Monday, September 6, 2010 By: shanti dwita

moslem's life in Gent

Saya tinggal di Rabot yang merupakan kawasan pemukiman Turkish di Gent. Tidak sulit untuk menemukan makanan halal disini asalkan cocok dengan rasanya, karena mayoritas makanan yang dijual adalah sejenis kebab. Kemarin, bersama-sama teman satu program saya, (shanti, 27  tahun, married, 1 son), yaitu  Leandro (27 tahun, engaged, Brazil), Edward (Uganda, tapi punya status residen di UK, 29 tahun, unmarried dengan 1 putera), Lydia (dari mana ya? Indonesia juga, 23 tahun, single dan berusaha untuk mendapatkan bule tampan :P) dan juga Alessandro (Italia) kami mengunjungi satu kedai makan a la Turki dengan tulisan WARME TURKS BAKKERIJ di kacanya dan  terletak di Wondelhamstraat.  Leandro yang memilih tempat ini setelah sebelumnya bertanya pada saya apa saya hanya makan makanan halal? dan "yes, I eat only halal food!" Menurutnya rumah makan yang tidak hanya menjual kue (bakery) ini menjual masakan halal dengan harga yang cukup murah dibanding yang lain. Leandro pun bercerita kalau di brazil akan agak sulit menemukan makanan halal, seperti di Gent, dan saya pun mengatakan, ikan dan sayuran akan selalu halal buat saya. Dia pun mengangguk mengerti.

Alessandro adalah yang termuda dengan usia 21 tahun, dia mengambil semacam sarjana teknik di KaHo Sint Lieven., dia tinggal 1 rumah dengan Edward dan kami semua sama-sama dipertemukan di kelas bahasa Belanda . Kembali ke menu, kami semua memesan makanan seperti sandwich yang ukurannya sangat besar, mungkin hampir mendekati 30 cm, berisi daging domba, salad dan juga saus tomat. Khusus untuk saya, tentu ditambah 1 buah green pepper besar agar pedasnya lebih terasa. Sulit sekali makan makanan itu karena saya harus menutup tangkupnya dan makan dalam sekali "hap.. nyam nyam nyam." yang saya dapat adalah isi sandwich saya keluar berserakan di tray.. waks. Untung sang pemilik kedai berbaik hati berinisiatif menata ulang susunan sandwich dan membungkusnya rapi dengan aluminium foil. Setelah berjibaku dengan roti besar itu selama 30 menit, saya menyerah, apalagi melihat Leandro dan Alessandro sudah selesai dan tampak menunggu. Saya pun membungkus kembali roti isi seharga 3,5 Euro itu dan memasukkannya ke tas.

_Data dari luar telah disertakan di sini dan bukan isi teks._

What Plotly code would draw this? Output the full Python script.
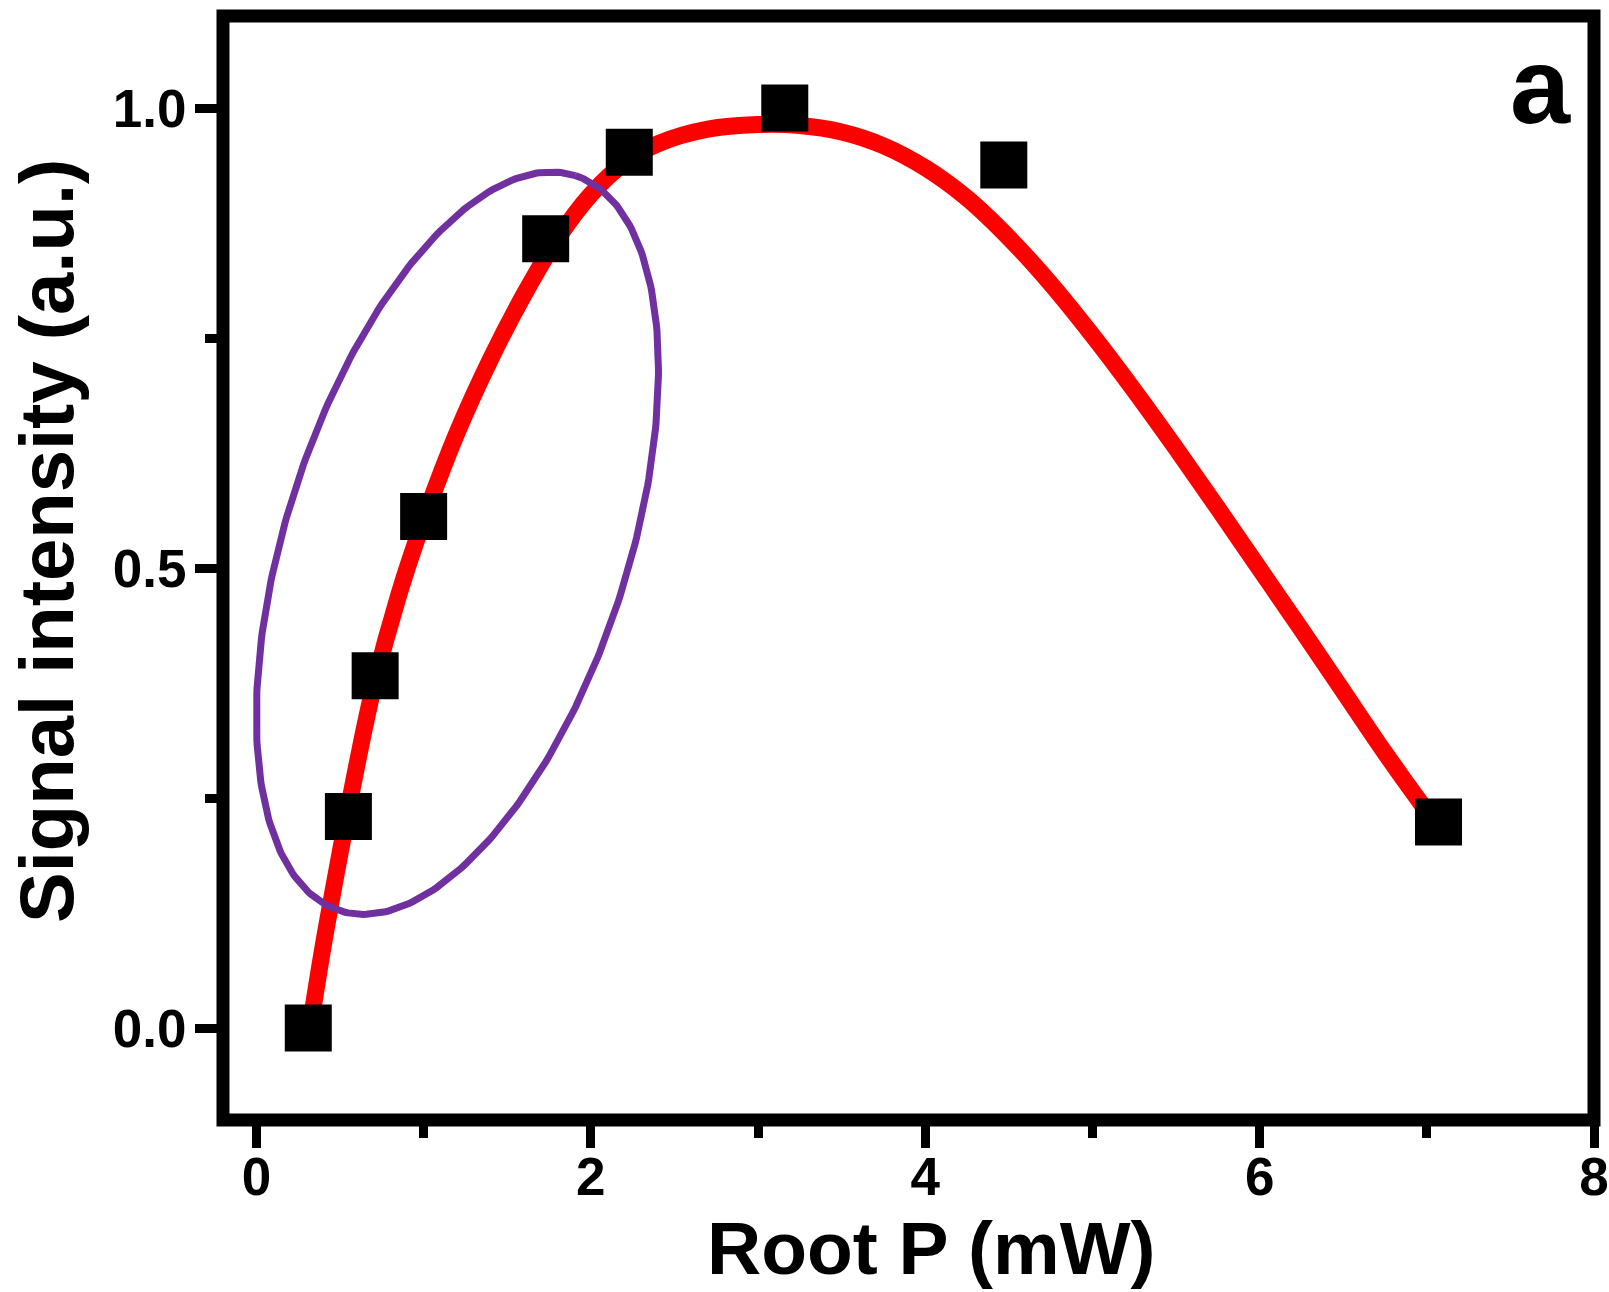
import numpy as np
import plotly.graph_objects as go

# ---------------- data ----------------
root_p = [0.31, 0.55, 0.71, 1.00, 1.73, 2.23, 3.16, 4.47, 7.07]
signal = [0.00, 0.23, 0.383, 0.556, 0.858, 0.952, 1.00, 0.938, 0.224]

fit_x = [0.32, 0.40, 0.50, 0.60, 0.70, 0.85, 1.00, 1.20, 1.40, 1.60, 1.80,
         2.00, 2.20, 2.40, 2.70, 3.00, 3.25, 3.50, 3.75, 4.00, 4.25, 4.50,
         4.75, 5.00, 5.25, 5.50, 5.75, 6.00, 6.25, 6.50, 6.75, 7.07]
fit_y = [0.000, 0.090, 0.190, 0.285, 0.370, 0.470, 0.552, 0.647, 0.727, 0.797, 0.858,
         0.906, 0.940, 0.961, 0.977, 0.982, 0.981, 0.974, 0.959, 0.935, 0.902, 0.859,
         0.809, 0.753, 0.693, 0.630, 0.565, 0.499, 0.433, 0.366, 0.299, 0.218]

x_ticks = [0, 2, 4, 6, 8]
y_ticks = [0.0, 0.5, 1.0]

x_title = "Root P (mW)"
y_title = "Signal intensity (a.u.)"
panel_label = "a"

# ---------------- layout geometry ----------------
W, H = 1609, 1292
ML, MR, MT, MB = 223, 15, 16, 172
x_range = [-0.2, 8.0]
y_range = [-0.1, 1.1]
plot_w = W - ML - MR
plot_h = H - MT - MB
px_per_x = plot_w / (x_range[1] - x_range[0])
px_per_y = plot_h / (y_range[1] - y_range[0])

# ellipse annotation (center in data units, semi-axes in pixels, tilt in degrees)
ell_cx, ell_cy = 1.202, 0.527
ell_a, ell_b, ell_deg = 386, 171, 72.2
t = np.linspace(0, 2 * np.pi, 361)
th = np.deg2rad(ell_deg)
ex_px = ell_a * np.cos(th) * np.cos(t) - ell_b * np.sin(th) * np.sin(t)
ey_px = ell_a * np.sin(th) * np.cos(t) + ell_b * np.cos(th) * np.sin(t)
ell_x = ell_cx + ex_px / px_per_x
ell_y = ell_cy + ey_px / px_per_y

FONT = "Liberation Sans, Arial, sans-serif"

fig = go.Figure()
fig.add_trace(go.Scatter(x=fit_x, y=fit_y, mode="lines",
                         line=dict(color="#FF0000", width=17, shape="spline", smoothing=1.0),
                         hoverinfo="skip", showlegend=False))
fig.add_trace(go.Scatter(x=ell_x, y=ell_y, mode="lines",
                         line=dict(color="#7030A0", width=7),
                         hoverinfo="skip", showlegend=False))
fig.add_trace(go.Scatter(x=root_p, y=signal, mode="markers",
                         marker=dict(symbol="square", size=47, color="black", line=dict(width=0)),
                         showlegend=False))

tickfont = dict(family=FONT, size=53, color="black", weight="bold")
common = dict(showgrid=False, zeroline=False, showline=False, ticks="outside",
              ticklen=27, tickwidth=9, tickcolor="black", tickfont=tickfont,
              automargin=False)

fig.update_xaxes(range=x_range, tickvals=x_ticks, ticktext=[str(v) for v in x_ticks],
                 ticklabelstandoff=-17,
                 minor=dict(dtick=1, tick0=0, ticks="outside", ticklen=17, tickwidth=9,
                            tickcolor="black", showgrid=False),
                 **common)
fig.update_yaxes(range=y_range, tickvals=y_ticks, ticktext=[f"{v:.1f}" for v in y_ticks],
                 ticklabelstandoff=-2,
                 minor=dict(dtick=0.25, tick0=0, ticks="outside", ticklen=17, tickwidth=9,
                            tickcolor="black", showgrid=False),
                 **common)

fig.add_shape(type="rect", xref="paper", yref="paper", x0=0, x1=1, y0=0, y1=1,
              line=dict(color="black", width=13), layer="above")

def px_to_paper_x(px):
    return (px - ML) / plot_w

def px_to_paper_y(py):
    return (H - MB - py) / plot_h

fig.add_annotation(text=x_title, xref="paper", yref="paper",
                   x=px_to_paper_x(931), y=px_to_paper_y(1248),
                   xanchor="center", yanchor="middle", showarrow=False,
                   font=dict(family=FONT, size=75, color="black", weight="bold"))
fig.add_annotation(text=y_title, xref="paper", yref="paper",
                   x=px_to_paper_x(47), y=px_to_paper_y(541), textangle=-90,
                   xanchor="center", yanchor="middle", showarrow=False,
                   font=dict(family=FONT, size=76, color="black", weight="bold"))
fig.add_annotation(text=panel_label, xref="paper", yref="paper",
                   x=px_to_paper_x(1540), y=px_to_paper_y(86),
                   xanchor="center", yanchor="middle", showarrow=False,
                   font=dict(family=FONT, size=108, color="black", weight="bold"))

fig.update_layout(width=W, height=H, autosize=False,
                  margin=dict(l=ML, r=MR, t=MT, b=MB, pad=0, autoexpand=False),
                  paper_bgcolor="white", plot_bgcolor="white",
                  showlegend=False)

fig.write_html("out.html")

Selesai makan, kami menyusuri jalanan sepanjang 2-3 km (!!) untuk mencari tempat yang bernama 'de kringwinkel'. Ini adalah toko barang bekas yang menjual aneka produk mulai dari furnitur, elektronik, perkakas dapur, perabotan, hiasan-hiasan rumah, mainan anak, buku-buku , sepatu dan juga garment (pakaian, kaus kaki, syal, bed sheet). Edward berniat ke tempat itu untuk membeli mainan anaknya, di Uganda. Dia bersemangat sekali menceritakan kalau di UK, toko semacam ini disebut charity shop, dengan harga yang fantastis murahnya dan meskipun bekas, kondisi barang masih amat layak.
Saya berencana mencari penyaring air, namun saya tidak menemukannya disana. Air kran di Eropa ini sebenarnya bisa langsung diminum tanpa harus dimasak. tapi saya agak kawatir dengan residu mineral seperti klorin, sehingga saya butuh alat untuk menyaringnya. Akhirnya saya membeli container (merk Tupperware, made in Belgium) dengan kondisi yang masih mulus dengan harga 2,5 Euro. Agak mahal memang, tapi saya ingat, di Indonesia saja, barang sejenis harganya bisa mencapai Rp. 80.000 per pieces jadi saya putuskan untuk mengambilnya. 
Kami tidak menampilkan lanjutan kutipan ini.